The Federal Reserve is on track to gradually raise interest rates given factors depressing inflation are “fading” and the U.S. economy’s fundamentals are sound, an influential Fed policymaker said on Monday.

New York Fed President William Dudley, among the first U.S. central bankers to speak publicly since their decision last week to hold rates steady for now, cited the soft dollar and strong overseas growth among the reasons he expects slightly above-average U.S. economic activity and a long-sought rise in wages.

“With a firmer import price trend and the fading of effects from a number of temporary, idiosyncratic factors, I expect inflation will rise and stabilize around the (Fed’s) 2 percent objective over the medium term,” he told students and professors at Onondaga Community College.

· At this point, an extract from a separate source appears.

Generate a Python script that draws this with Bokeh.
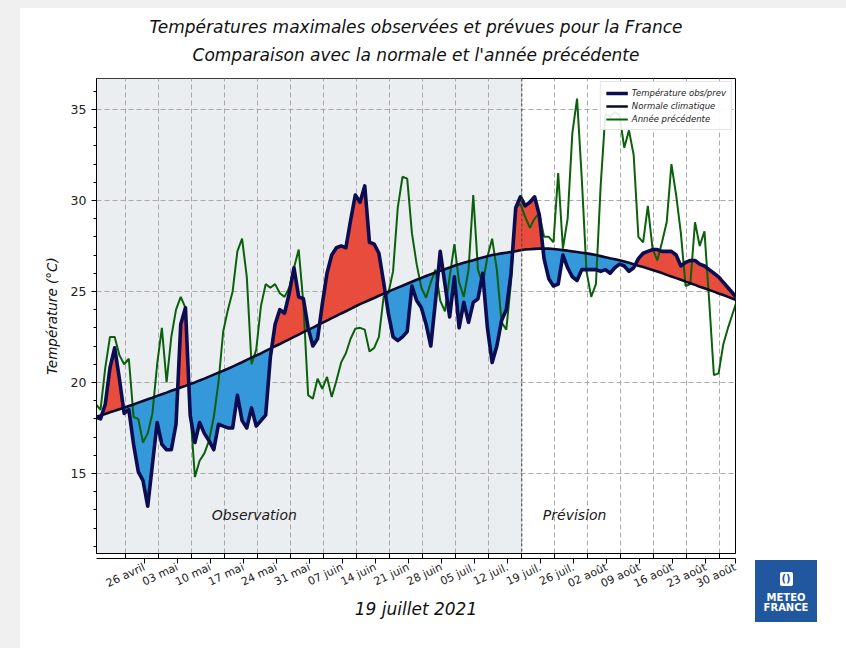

“In response, the Federal Reserve will likely continue to remove monetary policy accommodation gradually,” added Dudley, a close ally of Fed Chair Janet Yellen and a permanent voter on monetary policy.

Dudley’s comments were similar to his speech earlier this month, and reinforced the growing expectation that the Fed is set to raise rates for a third time this year in December. That notion was driven home by Fed policymakers’ forecasts published last week.

Dudley nodded to the three devastating hurricanes that have struck parts of the U.S. south and Caribbean, noting their effects will likely make it more difficult to interpret economic data in coming months. He said, though, that the effects would likely be short-lived and noted that such events tend to boost economic activity as rebuilding gets underway.